You may be able to kill Dracula with a wooden stake, but as a fictional character he will always be undead.
After debuting in 1897 in Bram Stoker’s novel, the bloodthirsty count appeared in several stage versions before being portrayed in films by Bela Lugosi (1931), Christopher Lee (1958) and Gary Oldman (1992), among others.
If you count the vampires that followed Stoker’s original, from Anne Rice’s “Vampire Chronicles” to Stephanie Meyer’s “Twilight” series, it’s hard to believe these evil beings haven’t conquered the world.
That may have been Dracula’s plan all along according to Dann Maurno, who wrote and appears in “Dracula’s Guest” at the Salem Theatre Company.
“I always wanted to play him as a warrior king, because that is what Stoker did,” Maurno said. “No adaptation preserves the idea of a warrior prince looking for his new principality.”
Dracula was bored with terrorizing the peasants around his castle, Maurno said, and wanted to attack the biggest, baddest foe he could find: the British Empire.
The historical model for Dracula, Vlad the Impaler, was a dominant warlord in Eastern Europe and in Stoker’s fantasy, in which Vlad’s military prowess is enhanced by supernatural powers.
“This is somebody who is a fantastic warrior,” Maurno said. “He’s a perfect predator and he can do something that shark in Jaws can’t do: he can damn you to hell.”
Maurno’s play is based on the first 60 pages of Stoker’s novel, where this vision of a warlord count is developed. It’s a part of the story that is usually edited in previous versions, in favor of moving the action to England, where Dracula is typically painted as more of a lover than a fighter.
“A romantic Dracula in purple velvet is something that is not a threat,” Maurno said. “I thought Coppola descended into a soupy love story, with a lot of weeping and bare nipples.” Francis Ford Coppola directed the 1992 “Dracula” movie.
The guest in Maurno’s play is Jonathan Harker, an attorney who visits castle Dracula to close a real estate deal, which will allow the vampire to move to London.
“Those first 60 pages are this really gripping hostage drama, one of the first ever written,” Maurno said. “Harker expects to turn it around quickly, but finds himself a hostage.”
While Harker needs Dracula to protect him from other vampires, Dracula needs Harker both to help him find a house and to instruct him in the ways of the English.

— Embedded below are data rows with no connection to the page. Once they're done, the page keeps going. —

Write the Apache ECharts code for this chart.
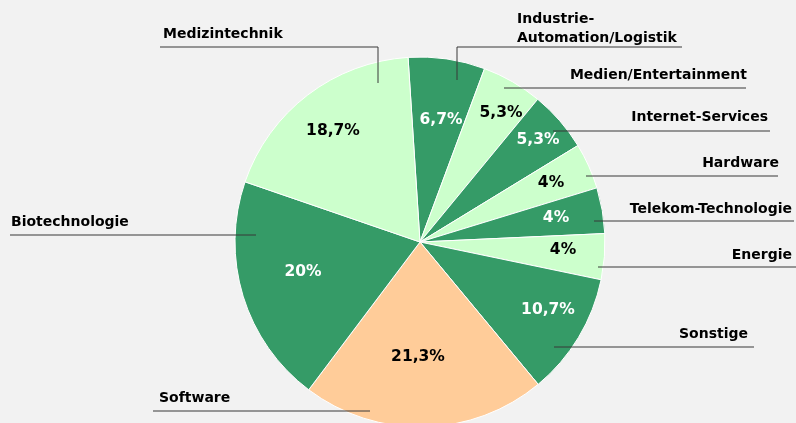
<!DOCTYPE html>
<html>
<head>
<meta charset="utf-8">
<script src="https://cdn.jsdelivr.net/npm/echarts@6/dist/echarts.min.js"></script>
<style>
  html, body { margin: 0; padding: 0; background: #f2f2f2; }
  #chart { width: 796px; height: 423px; }
</style>
</head>
<body>
<div id="chart"></div>
<script>
// chart data
const categories = [
  'Industrie-\nAutomation/Logistik', 'Medien/Entertainment', 'Internet-Services',
  'Hardware', 'Telekom-Technologie', 'Energie', 'Sonstige', 'Software',
  'Biotechnologie', 'Medizintechnik'
];
const shares = [6.7, 5.3, 5.3, 4, 4, 4, 10.7, 21.3, 20, 18.7];

const DARK = '#359b67', LIGHT = '#ccffcc', ORANGE = '#ffcc99';
const colors = [DARK, LIGHT, DARK, LIGHT, DARK, LIGHT, DARK, ORANGE, DARK, LIGHT];

// where the percentage labels sit (px)
const pctPos = [
  [441, 120], [501, 113], [538, 140], [551, 183], [556, 218],
  [563, 250], [548, 310], [418, 357], [303, 272], [333, 131]
];
// name labels: text anchor, alignment, leader line points
const namePos = [
  { x: 517, y: 48, align: 'left',  line: [[457, 80], [457, 47], [682, 47]] },
  { x: 747, y: 85, align: 'right', line: [[504, 88], [504, 88], [746, 88]] },
  { x: 768, y: 127, align: 'right', line: [[553, 131], [553, 131], [770, 131]] },
  { x: 779, y: 173, align: 'right', line: [[586, 176], [586, 176], [778, 176]] },
  { x: 792, y: 219, align: 'right', line: [[594, 221], [594, 221], [794, 221]] },
  { x: 792, y: 265, align: 'right', line: [[598, 267], [598, 267], [796, 267]] },
  { x: 748, y: 344, align: 'right', line: [[554, 347], [554, 347], [754, 347]] },
  { x: 159, y: 408, align: 'left',  line: [[370, 411], [370, 411], [153, 411]] },
  { x: 11, y: 232, align: 'left',  line: [[256, 235], [256, 235], [10, 235]] },
  { x: 163, y: 44, align: 'left',  line: [[378, 83], [378, 47], [160, 47]] }
];

const font = { fontFamily: 'DejaVu Sans', fontWeight: 'bold', fontSize: 14 };

const chart = echarts.init(document.getElementById('chart'));
const pieBase = {
  type: 'pie',
  center: [420, 242],
  radius: 185,
  startAngle: 93.7,
  clockwise: true,
  avoidLabelOverlap: false,
  animation: false,
  emphasis: { disabled: true }
};

chart.setOption({
  backgroundColor: '#f2f2f2',
  series: [
    Object.assign({}, pieBase, {
      z: 2,
      data: categories.map((c, i) => ({
        name: c, value: shares[i],
        itemStyle: { color: colors[i] },
        label: { color: colors[i] === DARK ? '#ffffff' : '#000000' }
      })),
      itemStyle: { borderColor: '#ffffff', borderWidth: 1 },
      label: Object.assign({
        position: 'inside',
        formatter: p => String(p.value).replace('.', ',') + '%'
      }, font, { fontSize: 15.5 }),
      labelLine: { show: false },
      labelLayout: p => ({
        x: pctPos[p.dataIndex][0], y: pctPos[p.dataIndex][1],
        align: 'center', verticalAlign: 'middle'
      })
    }),
    Object.assign({}, pieBase, {
      z: 10,
      silent: true,
      data: categories.map((c, i) => ({ name: c, value: shares[i] })),
      itemStyle: { color: 'rgba(0,0,0,0)', borderWidth: 0 },
      label: Object.assign({
        show: true, position: 'outside', color: '#000000',
        lineHeight: 19, formatter: '{b}'
      }, font),
      labelLine: { show: true, lineStyle: { color: '#383838', width: 1 } },
      labelLayout: p => {
        const n = namePos[p.dataIndex];
        return { x: n.x, y: n.y, align: n.align, verticalAlign: 'bottom', labelLinePoints: n.line };
      }
    })
  ]
});
</script>
</body>
</html>
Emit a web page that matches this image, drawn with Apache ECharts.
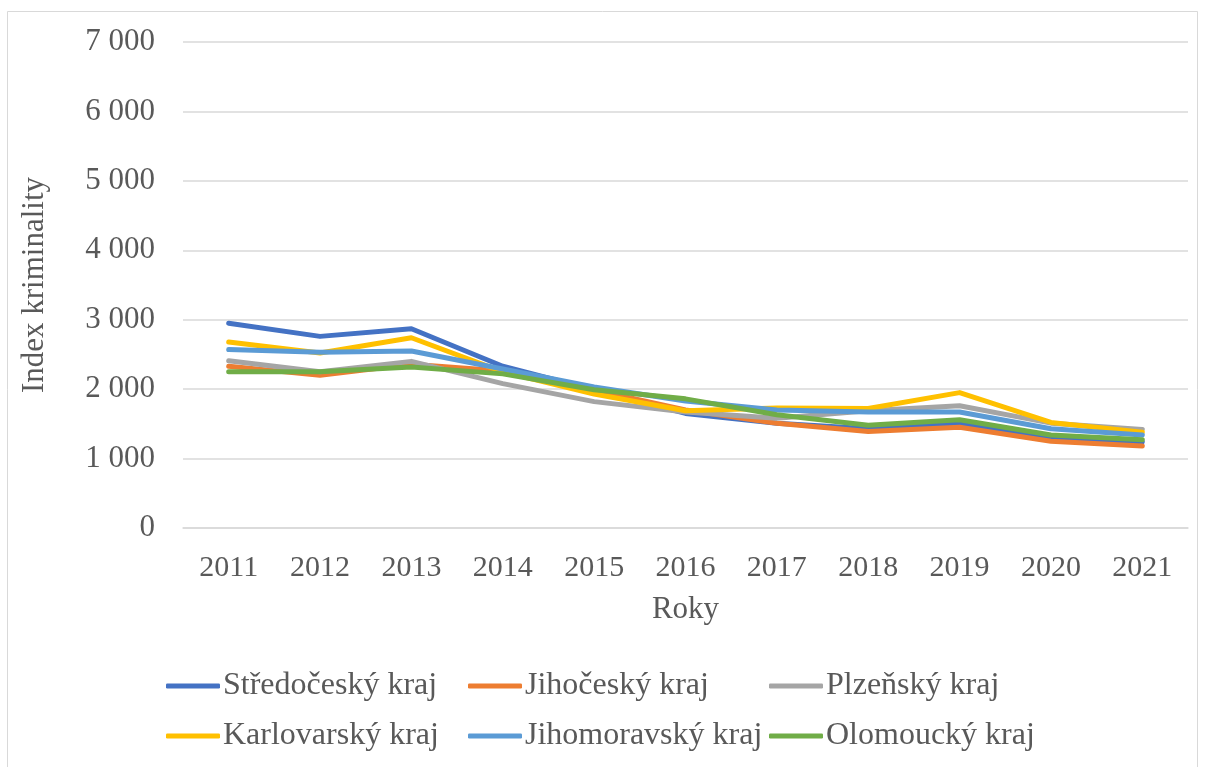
<!DOCTYPE html>
<html>
<head>
<meta charset="utf-8">
<script src="https://cdn.jsdelivr.net/npm/echarts@6/dist/echarts.min.js"></script>
<style>
  html, body { margin: 0; padding: 0; background: #fff; }
  #chart { width: 1206px; height: 767px; }
</style>
</head>
<body>
<div id="chart"></div>
<script>
const years = ["2011", "2012", "2013", "2014", "2015", "2016", "2017", "2018", "2019", "2020", "2021"];

const stredocesky = [2950, 2760, 2870, 2330, 1990, 1650, 1510, 1430, 1500, 1290, 1240];
const jihocesky = [2330, 2200, 2360, 2260, 1990, 1700, 1510, 1390, 1450, 1250, 1180];
const plzensky = [2410, 2250, 2400, 2080, 1820, 1670, 1580, 1690, 1760, 1510, 1420];
const karlovarsky = [2680, 2520, 2740, 2250, 1930, 1690, 1730, 1720, 1950, 1520, 1380];
const jihomoravsky = [2570, 2530, 2550, 2290, 2030, 1830, 1700, 1670, 1670, 1430, 1340];
const olomoucky = [2250, 2250, 2320, 2220, 1990, 1860, 1630, 1480, 1560, 1340, 1270];

const seriesDefs = [
  ["Středočeský kraj", stredocesky, "#4472C4"],
  ["Jihočeský kraj", jihocesky, "#ED7D31"],
  ["Plzeňský kraj", plzensky, "#A5A5A5"],
  ["Karlovarský kraj", karlovarsky, "#FFC000"],
  ["Jihomoravský kraj", jihomoravsky, "#5B9BD5"],
  ["Olomoucký kraj", olomoucky, "#70AD47"],
];

// legend slots, 3 per row
const legendPos = [
  [166, 670], [468, 670], [769, 670],
  [166, 720], [468, 720], [769, 720],
];

const textColor = "#595959";
const font = "Liberation Serif";

const chart = echarts.init(document.querySelector("#chart"));

chart.setOption({
  backgroundColor: "#fff",
  animation: false,
  graphic: [{
    type: "rect",
    shape: { x: 7.5, y: 11.5, width: 1190, height: 760 },
    style: { fill: "none", stroke: "#d9d9d9", lineWidth: 1 },
  }],
  legend: seriesDefs.map(([name], i) => ({
    data: [name],
    left: legendPos[i][0],
    top: legendPos[i][1],
    icon: "roundRect",
    itemWidth: 54,
    itemHeight: 5,
    itemGap: 0,
    padding: 0,
    textStyle: { color: textColor, fontFamily: font, fontSize: 32, padding: [0, 0, 0, -2] },
  })),
  grid: { left: 183, right: 18, top: 42, bottom: 239 },
  xAxis: {
    type: "category",
    data: years,
    boundaryGap: true,
    name: "Roky",
    nameLocation: "middle",
    nameGap: 66,
    nameTextStyle: { color: textColor, fontFamily: font, fontSize: 31 },
    axisLine: { lineStyle: { color: "#d9d9d9", width: 1.5 } },
    axisTick: { show: false },
    axisLabel: { color: textColor, fontFamily: font, fontSize: 30, margin: 25 },
  },
  yAxis: {
    type: "value",
    min: 0,
    max: 7000,
    interval: 1000,
    name: "Index kriminality",
    nameLocation: "middle",
    nameGap: 133,
    nameTextStyle: { color: textColor, fontFamily: font, fontSize: 31 },
    axisLine: { show: false },
    axisTick: { show: false },
    axisLabel: {
      color: textColor,
      fontFamily: font,
      fontSize: 31,
      margin: 28,
      formatter: (v) => String(v).replace(/\B(?=(\d{3})+(?!\d))/g, " "),
    },
    splitLine: { lineStyle: { color: "#d9d9d9", width: 1.5 } },
  },
  series: seriesDefs.map(([name, data, color]) => ({
    name,
    type: "line",
    data,
    showSymbol: false,
    symbol: "none",
    lineStyle: { color, width: 5, cap: "round", join: "round" },
    itemStyle: { color },
  })),
});
</script>
</body>
</html>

“It’s Stockholm syndrome, just like you hear about,” Maurno said. “Here we’ve got a fellow who is dreadfully afraid of the count, but only the count is keeping him alive, so he depends on the count for survival.”
Maurno has played Dracula in traditional stage adaptations of Stoker’s story, and will play him again in the version he’s created.
“The folks at Salem Theatre Company approached me with the idea of putting on a Haunted Happenings event, and I’ve had this idea in mind for years,” he said.
The version they are creating combines several media, in a style that dates from the era when Stoker was writing.
“We conceived it originally as a staged reading, like a radio play,” Maurno said. “But it’s become like Victorian lantern-lit theater. Some is projected, some acted, and all of it is narrated.”
Conor Burke, who is also appearing in the History Alive! productions of “Cry Innocent” and “Goodnight, Captain White,” will play Harker. His challenges include narrating action while interacting with other characters, and creating scenes in words that are beyond the production’s technical scope.
“Some things we simply can’t do realistically, like having him crawl down a wall,” Maurno said. “Instead we have a talented actor painting that picture through sheer skill.”
Salem magician Evan Northrup has been enlisted to create illusions for the play.
“This is a story in which vampire brides appear out of mists and mirrors don’t reflect,” Maurno said. “Evan has concocted some wonderful surprises.”
IF YOU GO ... What: "Dracula's Guest," written and directed by Dann Anthony Maurno. When: Now through Oct. 31 on Tuesday through Sunday at 5 p.m., 7 p.m. and 9 p.m. No performance Friday, Nov. 1. Final show Saturday, Nov. 2, at 8 p.m. Where: Salem Theatre Company, 90 Lafayette St., Salem Tickets: $15 at www.salemtheatre.com or by calling Ovation Tix at 866-811-4111.